ANA CAROLINA
António sentiu que o chão lhe fugia debaixo dos
pés. Abraçado á filha, jovem de quinze anos, buscava força para retomar o
caminho.
Precisava de toda a sua energia, cada vez mais
escassa, para continuar vivendo. A filha era a razão por que teria de lutar
mas, no seu íntimo, tinha medo. Ana Carolina começou a ser a âncora que o
prendia. Estudava, entrou na Universidade com as melhores notas, foi dona de
casa, gestora dos bens e da saúde do Pai e continuava a desenhar o seu próprio
caminho.
A morte da Mãe não fora, para ela, inesperada.
Leonor fizera-a prometer que a sua doença terminal seria escondida do Pai.
- Ele tem vivido em contramão. Por entre os anos de
felicidade, alegria e amor acabou por ver fugir a felicidade. Agora será mais
um momento de dor que só tu poderás apaziguar, dissera-lhe a Mãe, meses anos de
conhecer o seu fim.
Mas, ajudar o teu Pai quando eu fechar os olhos não
quer dizer que deixes de lutar pelo teu caminho. Olha pelo teu Pai mas, não te
esqueças, olha também para ti.
E foi assim que Ana Carolina geriu o presente
imediao e lançou as pontes para o futuro.

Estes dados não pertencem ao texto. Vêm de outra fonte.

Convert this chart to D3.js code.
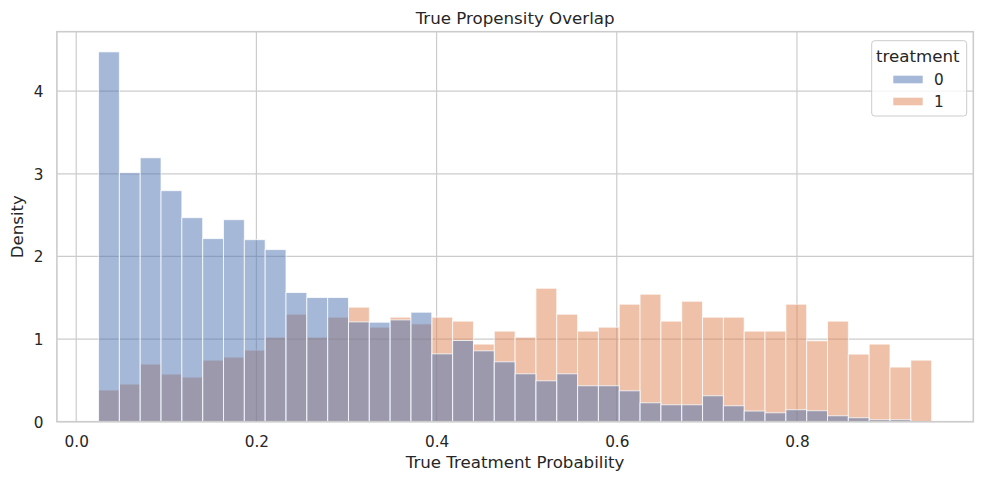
<!DOCTYPE html>
<html>
<head>
<meta charset="utf-8">
<script src="https://cdn.jsdelivr.net/npm/d3@7"></script>
<style>
  html, body { margin: 0; padding: 0; background: #fff; }
  svg { display: block; font-family: "DejaVu Sans", sans-serif; }
</style>
</head>
<body>
<svg id="chart" width="984" height="484"></svg>
<script>
// ---- Data ----
const binStart = 0.0248;
const binEnd = 0.9495;
const binCount = 40;

const treatment0 = [4.476, 3.013, 3.194, 2.796, 2.469, 2.216, 2.445, 2.203, 2.083, 1.563,
                    1.503, 1.503, 1.208, 1.204, 1.232, 1.325, 0.821, 0.983, 0.858, 0.725,
                    0.580, 0.495, 0.580, 0.435, 0.435, 0.374, 0.229, 0.205, 0.205, 0.314,
                    0.193, 0.129, 0.108, 0.145, 0.133, 0.072, 0.048, 0.024, 0.024, 0.000];
const treatment1 = [0.383, 0.455, 0.697, 0.576, 0.540, 0.745, 0.782, 0.866, 1.023, 1.301,
                    1.023, 1.265, 1.386, 1.144, 1.265, 1.184, 1.265, 1.217, 0.939, 1.096,
                    1.023, 1.615, 1.301, 1.096, 1.144, 1.422, 1.543, 1.217, 1.458, 1.265,
                    1.265, 1.096, 1.096, 1.422, 0.979, 1.217, 0.818, 0.939, 0.661, 0.745];
const hueLevels = ["0", "1"];
const xTicks = [0.0, 0.2, 0.4, 0.6, 0.8];
const yTicks = [0, 1, 2, 3, 4];
const yLimit = [0, 4.72];
const title = "True Propensity Overlap";
const xLabel = "True Treatment Probability";
const yLabel = "Density";
const legendTitle = "treatment";

// ---- Layout ----
const plot = { left: 56.9, right: 973.3, top: 31.7, bottom: 421.7 };
const colors = { "0": "#4C72B0", "1": "#DD8452" };
const textColor = "#262626";
const gridColor = "#cccccc";

const binW = (binEnd - binStart) / binCount;
const edges = d3.range(binCount + 1).map(i => binStart + i * binW);
const span = binEnd - binStart;
const x = d3.scaleLinear()
  .domain([binStart - 0.05 * span, binEnd + 0.05 * span])
  .range([plot.left, plot.right]);
const y = d3.scaleLinear().domain(yLimit).range([plot.bottom, plot.top]);

const svg = d3.select("#chart");

// Grid
const grid = svg.append("g");
grid.selectAll("line.gx").data(xTicks).enter().append("line")
  .attr("x1", d => x(d)).attr("x2", d => x(d))
  .attr("y1", plot.top).attr("y2", plot.bottom)
  .attr("stroke", gridColor).attr("stroke-width", 1.2);
grid.selectAll("line.gy").data(yTicks).enter().append("line")
  .attr("x1", plot.left).attr("x2", plot.right)
  .attr("y1", d => y(d)).attr("y2", d => y(d))
  .attr("stroke", gridColor).attr("stroke-width", 1.2);

// Bars: treatment 1 first, treatment 0 on top
const series = [
  { key: "1", values: treatment1 },
  { key: "0", values: treatment0 }
];
series.forEach(s => {
  svg.append("g").selectAll("rect").data(s.values).enter().append("rect")
    .attr("x", (d, i) => x(edges[i]))
    .attr("width", (d, i) => x(edges[i + 1]) - x(edges[i]))
    .attr("y", d => y(d))
    .attr("height", d => y(0) - y(d))
    .attr("fill", colors[s.key]).attr("fill-opacity", 0.5)
    .attr("stroke", "#ffffff").attr("stroke-opacity", 0.75).attr("stroke-width", 1);
});

// Spines
svg.append("rect")
  .attr("x", plot.left).attr("y", plot.top)
  .attr("width", plot.right - plot.left).attr("height", plot.bottom - plot.top)
  .attr("fill", "none").attr("stroke", gridColor).attr("stroke-width", 1.6);

// Axes ticks via d3 axes (no tick lines, labels only)
const xAxis = d3.axisBottom(x).tickValues(xTicks).tickFormat(d3.format(".1f")).tickSize(0).tickPadding(0);
const gx = svg.append("g").attr("transform", `translate(0,${plot.bottom})`).call(xAxis);
gx.select(".domain").remove();
gx.selectAll("text").attr("dy", null).attr("y", 25.8)
  .attr("fill", textColor).style("font-size", "15.28px").style("font-family", "DejaVu Sans");

const yAxis = d3.axisLeft(y).tickValues(yTicks).tickFormat(d3.format("d")).tickSize(0).tickPadding(0);
const gy = svg.append("g").attr("transform", `translate(${plot.left},0)`).call(yAxis);
gy.select(".domain").remove();
gy.selectAll("text").attr("x", -13.5).attr("dy", "0.36em")
  .attr("fill", textColor).style("font-size", "15.28px").style("font-family", "DejaVu Sans");

// Title & labels
svg.append("text").attr("x", (plot.left + plot.right) / 2).attr("y", 23.7)
  .attr("text-anchor", "middle").attr("fill", textColor)
  .style("font-size", "16.67px").text(title);
svg.append("text").attr("x", (plot.left + plot.right) / 2).attr("y", 467.5)
  .attr("text-anchor", "middle").attr("fill", textColor)
  .style("font-size", "16.67px").text(xLabel);
svg.append("text").attr("transform", `translate(23,${(plot.top + plot.bottom) / 2}) rotate(-90)`)
  .attr("text-anchor", "middle").attr("fill", textColor)
  .style("font-size", "16.67px").text(yLabel);

// Legend
const lg = svg.append("g");
lg.append("rect").attr("x", 871.7).attr("y", 40.7).attr("width", 95).attr("height", 75.3)
  .attr("rx", 3).attr("ry", 3)
  .attr("fill", "#ffffff").attr("fill-opacity", 0.8)
  .attr("stroke", gridColor).attr("stroke-width", 1);
lg.append("text").attr("x", 917.8).attr("y", 61.7).attr("text-anchor", "middle")
  .attr("fill", textColor).style("font-size", "16.67px").text(legendTitle);
hueLevels.forEach((k, i) => {
  const cy = 79.5 + i * 22;
  lg.append("rect").attr("x", 893.3).attr("y", cy - 3.8).attr("width", 29.4).attr("height", 7.6)
    .attr("fill", colors[k]).attr("fill-opacity", 0.5);
  lg.append("text").attr("x", 934).attr("y", cy).attr("dy", "0.36em")
    .attr("fill", textColor).style("font-size", "15.28px").text(k);
});
</script>
</body>
</html>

Era muito jovem mas muito destemida e persistente.
Não deixou que o Pai se consumisse com a morte da mãe, e para tal recorreu a ajuda
médica adequada. E tudo parecia caminhar bem.
O Pai decidiu pedir a transferência da área de
investigação criminal. O frenesi com que sempre se dedicara à investigação não
seria agora compatível com a sua debilidade física e alguns momentos
intelectual.
Ganhara coragem para acompanhar o Pai no seu lento,
mas evidente declínio, mas a um preço elevado. Iria abdicar do caminho que
havia sonhado, esqueceria os seus projetos de futuro no campo da investigação
apesar de ter sido convidada a frequentar um mestrado em Nova Iorque.
Mas agora, iria esquecer, apagar os sonhos e
regressar ao quotidiano de tantos jovens como ela. Seria mais uma licenciada
lutando por encontrar trabalho.
E o seu
futuro foi o assunto da conversa que o Pai, numa noite de início de Outono, triste
e chuvoso, aparentando alguma recuperação, olhando com ternura para a filha que
se ocupava das lides domésticas, começou:
- Minha filha, eu devo-te muita da força que ainda
sinto. Tu tens sido a luz que me tem guiado e agora, é tempo de retomares o teu
sonho. Eu vou-te exigir que o faças.
Conta com a ajuda do Pai. Escolhe o caminho e eu
estarei a teu lado.
Eu sei que passaram longos meses que para ti foram
também muito difíceis. Perdeste a Mãe, companheira e eu não fui capaz de te
ajudar. Perdoa-me.
Agora sinto ter forças para viver porque sei que tu
onde estiveres te lembrarás de mim como eu me de ti.
Carolina, surpreendida com a proposta do Pai,
esboçou um gesto de recusa mas, mas abraçando-se ao Pai, sentiu o bater do
coração e reconheceu que para ela e para ele, a vida teria que continuar.
Acabou por exigir que, ela apenas iria para Nova
Iorque, desde que o Pai aceitasse ser acompanhado por alguém de confiança.
Sugeriu uma senhora, mãe de família, vizinha e amiga, antiga professora, que
conhecia desde os bancos da escola. O Pai aceitou.
E Carolina partiu, cheia de dúvidas mas prometendo
a si mesma que a qualquer sinal voltaria a casa.
E ao despedir-se no Aeroporto, depois de terem combinado
os contactos, Carolina sentiu que a força do abraço do Pai era mais do que uma
despedida e tremeu. As palavras que o Pai lhe murmurava ao ouvido eram ditadas
pela dor dum homem que teria deixado de encontrar uma razão para viver, pois,
dizia-lhe:
-Não é uma despedida, é um até breve. Volta um dia feliz
e realizada e com o tempo, toda a amargura, todo o desencanto, todo o
sofrimento, toda a dor, irá desaparecer.